Army Corps: No development in easement area of Parcel B

MATT ALGARIN 315-4462 | @DestinlogMatt

Large portions of Holiday Isle near the existing east jetty, as well as the Air Force property which houses the west jetty were once blanketed by easements, but now only one remains — Tract 101-E-6.

This particular easement — a t-shaped sand dike — through the Army Corps of Engineers runs across Parcel B, which is a privately owned piece of property near the Destin Pointe subdivision. Parcel B has been at the center of much debate between property owners and the city of Destin, as questions of how the land use designation on the parcel was changed from conservation to High Density Residential (HDR) and whether the property could be developed.

"Your citizens have concerns for this land," Diana Lynn told city leaders during Tuesday night's Destin City Council meeting.

Patrick Robbins, chief of legislative and public affairs for the Mobile District of the Army Corps of Engineers, told The Log the easement allowed for the corps to operate and maintain the jetty system and sand dike.

"We will not allow any development on this parcel beyond that allowed under the terms of the agreement," he wrote in an email.

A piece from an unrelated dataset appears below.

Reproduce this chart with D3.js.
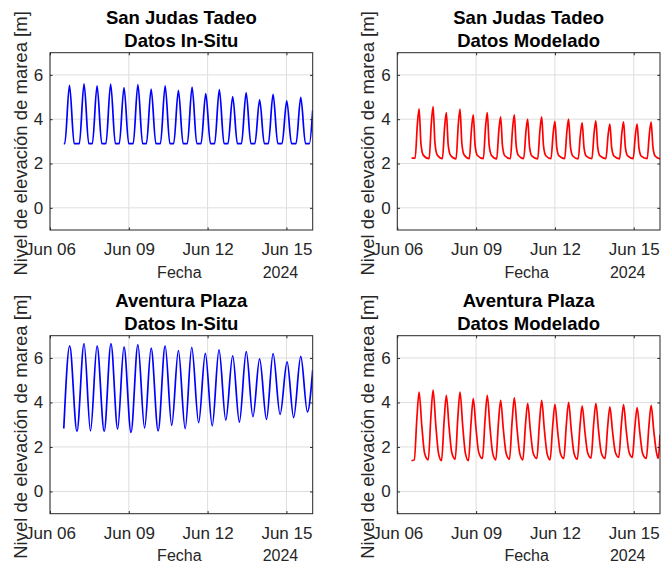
<!DOCTYPE html>
<html>
<head>
<meta charset="utf-8">
<script src="https://cdn.jsdelivr.net/npm/d3@7"></script>
<style>
  body { margin: 0; background: #fff; }
  svg { display: block; }
  text { font-family: "Liberation Sans", Arial, Helvetica, sans-serif; }
</style>
</head>
<body>
<svg id="fig" width="664" height="566"></svg>
<script>
// ---- chart content ----
const stationNames = ["San Judas Tadeo", "Aventura Plaza"];
const sourceNames = ["Datos In-Situ", "Datos Modelado"];
const yTickValues = [0, 2, 4, 6];
const xTickDates = ["2024-06-06", "2024-06-09", "2024-06-12", "2024-06-15"];
const xDomainDates = ["2024-06-06", "2024-06-16"];
const yDomain = [-1, 7];
const xLabelText = "Fecha";
const yearText = "2024";
const yLabelText = "Nivel de elevación de marea [m]";

// Tide level series: [hours since 2024-06-06 00:00 UTC, level in m]
const sanJudasInSitu = [
  [12.6,2.9],[13.5,2.9],[17.8,5.53],[22.1,2.9],[26.8,2.9],[31.1,5.60],[35.4,2.9],[38.7,2.9],
  [43.0,5.50],[47.3,2.9],[51.1,2.9],[55.4,5.58],[59.7,2.9],[63.3,2.9],[67.6,5.43],[71.9,2.9],
  [76.0,2.9],[80.3,5.56],[84.6,2.9],[88.1,2.9],[92.4,5.36],[96.7,2.9],[100.9,2.9],[105.2,5.50],
  [109.5,2.9],[113.0,2.9],[117.3,5.30],[121.6,2.9],[125.5,2.9],[129.8,5.45],[134.1,2.9],[138.0,2.9],
  [142.3,5.15],[146.6,2.9],[150.4,2.9],[154.7,5.33],[159.0,2.9],[162.6,2.9],[166.9,5.02],[171.2,2.9],
  [174.9,2.9],[179.2,5.20],[183.5,2.9],[187.2,2.9],[191.5,4.87],[195.8,2.9],[199.5,2.9],[203.8,5.12],
  [208.1,2.9],[212.0,2.9],[216.3,4.83],[220.6,2.9],[224.8,2.9],[229.1,4.98],[233.4,2.9],[237.0,2.9],
  [240.0,4.4]
];

const sanJudasModelado = [
  [12.9,2.25],[16.3,2.24],[18.3,3.75],[19.9,4.47],[21.6,2.90],[23.7,2.38],
  [29.1,2.22],[31.1,3.82],[32.7,4.57],[34.4,2.93],[36.5,2.38],
  [41.2,2.22],[43.2,3.63],[44.8,4.30],[46.5,2.84],[48.6,2.37],
  [53.7,2.21],[55.7,3.74],[57.3,4.45],[59.0,2.89],[61.1,2.38],
  [65.8,2.22],[67.8,3.57],[69.4,4.20],[71.1,2.81],[73.2,2.36],
  [78.6,2.22],[80.6,3.63],[82.2,4.30],[83.9,2.84],[86.0,2.37],
  [90.8,2.21],[92.8,3.51],[94.4,4.11],[96.1,2.79],[98.2,2.35],
  [103.3,2.22],[105.3,3.57],[106.9,4.20],[108.6,2.81],[110.7,2.36],
  [115.5,2.22],[117.5,3.43],[119.1,4.00],[120.8,2.75],[122.9,2.34],
  [128.3,2.21],[130.3,3.50],[131.9,4.10],[133.6,2.78],[135.7,2.35],
  [140.4,2.22],[142.4,3.36],[144.0,3.90],[145.7,2.72],[147.8,2.34],
  [152.9,2.22],[154.9,3.43],[156.5,4.00],[158.2,2.75],[160.3,2.34],
  [165.3,2.21],[167.3,3.32],[168.9,3.84],[170.6,2.71],[172.7,2.33],
  [177.8,2.22],[179.8,3.38],[181.4,3.93],[183.1,2.73],[185.2,2.34],
  [190.6,2.22],[192.6,3.28],[194.2,3.78],[195.9,2.69],[198.0,2.33],
  [203.1,2.21],[205.1,3.35],[206.7,3.88],[208.4,2.72],[210.5,2.34],
  [215.5,2.22],[217.5,3.28],[219.1,3.78],[220.8,2.69],[222.9,2.33],
  [228.3,2.22],[230.3,3.34],[231.9,3.87],[233.6,2.72],[235.7,2.33],
  [240.0,2.21]
];

const aventuraInSitu = [
  [12.6,2.83],[18.0,6.54],[24.6,2.70],[31.1,6.65],[37.0,2.72],[43.0,6.54],[49.5,2.70],[55.7,6.65],
  [61.8,2.80],[67.6,6.50],[74.0,2.65],[80.3,6.60],[86.4,2.85],[92.4,6.44],[98.8,2.72],[105.2,6.54],
  [111.2,2.97],[117.3,6.33],[123.5,2.82],[129.5,6.48],[135.8,3.09],[141.9,6.21],[148.2,2.95],[154.4,6.36],
  [160.6,3.21],[166.9,6.10],[173.0,3.12],[179.3,6.28],[185.4,3.36],[191.5,5.96],[197.8,3.24],[203.8,6.20],
  [210.2,3.46],[216.6,5.82],[222.6,3.32],[229.1,6.07],[235.2,3.57],[240.0,5.45]
];

const aventuraModelado = [
  [12.9,1.38],[15.5,1.42],[17.9,3.30],[19.9,4.47],[22.4,2.95],[24.9,1.73],[28.3,1.42],
  [30.7,3.37],[32.7,4.56],[35.2,2.97],[37.7,1.70],[40.4,1.38],
  [42.8,3.20],[44.8,4.32],[47.3,2.89],[49.8,1.74],[52.9,1.45],
  [55.3,3.32],[57.3,4.46],[59.8,2.92],[62.3,1.69],[65.0,1.38],
  [67.4,3.11],[69.4,4.17],[71.9,2.83],[74.4,1.75],[77.8,1.48],
  [80.2,3.24],[82.2,4.32],[84.7,2.87],[87.2,1.71],[90.0,1.42],
  [92.4,3.08],[94.4,4.10],[96.9,2.78],[99.4,1.72],[102.5,1.45],
  [104.9,3.16],[106.9,4.21],[109.4,2.82],[111.9,1.70],[114.7,1.42],
  [117.1,2.99],[119.1,3.96],[121.6,2.72],[124.1,1.73],[127.5,1.48],
  [129.9,3.10],[131.9,4.09],[134.4,2.76],[136.9,1.69],[139.6,1.42],
  [142.0,2.96],[144.0,3.91],[146.5,2.70],[149.0,1.72],[152.1,1.48],
  [154.5,3.05],[156.5,4.01],[159.0,2.73],[161.5,1.71],[164.5,1.45],
  [166.9,2.94],[168.9,3.85],[171.4,2.68],[173.9,1.74],[177.0,1.50],
  [179.4,3.03],[181.4,3.96],[183.9,2.72],[186.4,1.73],[189.8,1.48],
  [192.2,2.92],[194.2,3.80],[196.7,2.67],[199.2,1.76],[202.3,1.53],
  [204.7,3.00],[206.7,3.90],[209.2,2.72],[211.7,1.77],[214.7,1.53],
  [217.1,2.92],[219.1,3.77],[221.6,2.63],[224.1,1.71],[227.5,1.48],
  [229.9,2.96],[231.9,3.87],[234.4,2.68],[236.9,1.72],[238.4,1.48],[240.0,2.55]
];

// ---- layout ----
const colExtent = [[50, 312.7], [397.3, 660]];
const rowExtent = [[52.7, 230], [335.7, 513.7]];
const axisInk = "#262626";
const gridInk = "#dedede";

const panels = [
  { row: 0, col: 0, station: stationNames[0], source: sourceNames[0], series: sanJudasInSitu, color: "#0000ff" },
  { row: 0, col: 1, station: stationNames[0], source: sourceNames[1], series: sanJudasModelado, color: "#ff0000" },
  { row: 1, col: 0, station: stationNames[1], source: sourceNames[0], series: aventuraInSitu, color: "#0000ff" },
  { row: 1, col: 1, station: stationNames[1], source: sourceNames[1], series: aventuraModelado, color: "#ff0000" }
];

const parseDay = d3.utcParse("%Y-%m-%d");
const origin = parseDay(xDomainDates[0]).getTime();
const toDate = h => new Date(origin + h * 3600000);
const xTicks = xTickDates.map(parseDay);
const fmt = d3.utcFormat("%b %d");

const svg = d3.select("#fig");

panels.forEach((p, i) => {
  const [x0, x1] = colExtent[p.col];
  const [y0, y1] = rowExtent[p.row];
  const xc = (x0 + x1) / 2, yc = (y0 + y1) / 2;

  const x = d3.scaleUtc().domain(xDomainDates.map(parseDay)).range([x0, x1]);
  const y = d3.scaleLinear().domain(yDomain).range([y1, y0]);

  const g = svg.append("g");

  g.append("defs").append("clipPath").attr("id", "clip" + i)
    .append("rect").attr("x", x0).attr("y", y0).attr("width", x1 - x0).attr("height", y1 - y0);

  // grid
  const grid = g.append("g").attr("stroke", gridInk).attr("stroke-width", 1);
  grid.selectAll("line.gx").data(xTicks).join("line").attr("class", "gx")
    .attr("x1", d => x(d)).attr("x2", d => x(d)).attr("y1", y0).attr("y2", y1);
  grid.selectAll("line.gy").data(yTickValues).join("line").attr("class", "gy")
    .attr("x1", x0).attr("x2", x1).attr("y1", d => y(d)).attr("y2", d => y(d));

  // series
  const line = d3.line()
    .x(d => x(toDate(d[0])))
    .y(d => y(d[1]))
    .curve(d3.curveMonotoneX);
  g.append("path")
    .datum(p.series)
    .attr("clip-path", `url(#clip${i})`)
    .attr("fill", "none")
    .attr("stroke", p.color)
    .attr("stroke-width", 1.7)
    .attr("stroke-linejoin", "round")
    .attr("d", line);

  // axes with inward ticks on all four sides
  const styleAxis = a => {
    a.attr("font-size", null).attr("font-family", null).attr("color", axisInk);
    a.select(".domain").remove();
    a.selectAll("line").attr("stroke-width", 1);
  };
  g.append("g").attr("transform", `translate(0,${y1})`)
    .call(d3.axisBottom(x).tickValues(xTicks).tickFormat(fmt).tickSizeInner(-2.6).tickSizeOuter(0).tickPadding(13))
    .call(styleAxis)
    .selectAll("text").attr("font-size", 17).attr("fill", axisInk);
  g.append("g").attr("transform", `translate(0,${y0})`)
    .call(d3.axisTop(x).tickValues(xTicks).tickFormat("").tickSizeInner(-2.6).tickSizeOuter(0))
    .call(styleAxis);
  g.append("g").attr("transform", `translate(${x0},0)`)
    .call(d3.axisLeft(y).tickValues(yTickValues).tickFormat(d3.format("d")).tickSizeInner(-2.6).tickSizeOuter(0).tickPadding(6.7))
    .call(styleAxis)
    .selectAll("text").attr("font-size", 17).attr("fill", axisInk);
  g.append("g").attr("transform", `translate(${x1},0)`)
    .call(d3.axisRight(y).tickValues(yTickValues).tickFormat("").tickSizeInner(-2.6).tickSizeOuter(0))
    .call(styleAxis);

  // box
  g.append("rect")
    .attr("x", x0).attr("y", y0).attr("width", x1 - x0).attr("height", y1 - y0)
    .attr("fill", "none").attr("stroke", axisInk).attr("stroke-width", 1);

  // titles
  g.append("text").attr("x", xc).attr("y", y0 - 29).attr("text-anchor", "middle")
    .attr("font-size", 18.5).attr("font-weight", "bold").attr("fill", "#000").text(p.station);
  g.append("text").attr("x", xc).attr("y", y0 - 5.5).attr("text-anchor", "middle")
    .attr("font-size", 18.5).attr("font-weight", "bold").attr("fill", "#000").text(p.source);

  // x label and year
  g.append("text").attr("x", xc - 2).attr("y", y1 + 47.5).attr("text-anchor", "middle")
    .attr("font-size", 16).attr("fill", axisInk).text(xLabelText);
  g.append("text").attr("x", x(xTicks[xTicks.length - 1]) - 6).attr("y", y1 + 47.5).attr("text-anchor", "middle")
    .attr("font-size", 16).attr("fill", axisInk).text(yearText);

  // y label
  g.append("text")
    .attr("transform", `translate(${x0 - 23.5},${yc + 2}) rotate(-90)`)
    .attr("text-anchor", "middle")
    .attr("font-size", 18.5).attr("fill", axisInk).text(yLabelText);
});
</script>
</body>
</html>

The agreement Robbins referred to relates to the types of development that can and cannot take place along the easement area. The property owner is allowed to construct a fence, boardwalk, walking/jogging paths, camp sites, unpaved parking areas and material/equipment storage.

However, they are not allowed to build structures, docks/piers, light poles, install utilities or perform any use that would increase operations and maintenance costs to the Corps of Engineers.

So could the easement eventually be lifted from Parcel B, Sure, but it's not likely.

Waylon Register, a site manager for the Corps of Engineers out of the Panama City office, told city leaders the easement would "remain in place as long as the jetty is there."

Councilwoman Prebble Ramswell, who had this item on the agenda under her name, said the most important takeaway from Tuesday's meeting -- where Register presented city leaders with a history of East Pass and the corps role -- was that the easement and sand dike system not only encompass all parcels in the vicinity, but navigational servitude over the area. She said this adds a "more protective" layer of land protection.

"The Corps made it crystal clear that no permanent structures or paving are allowed in these areas," she wrote in an email. "This underscores the need for the city to ensure the zoning in this area is conservation/conservation-private so as to be compatible with its lawful allowable use."

As for the zoning of Parcel B, when The Log asked Robbins about the change from conservation to HDR, he said it wasn't the Corps place to get into zoning regulations.

There was no action taken on this item Tuesday. The city is still in the process of securing legal counsel to independently explore the land use change from conservation to HDR.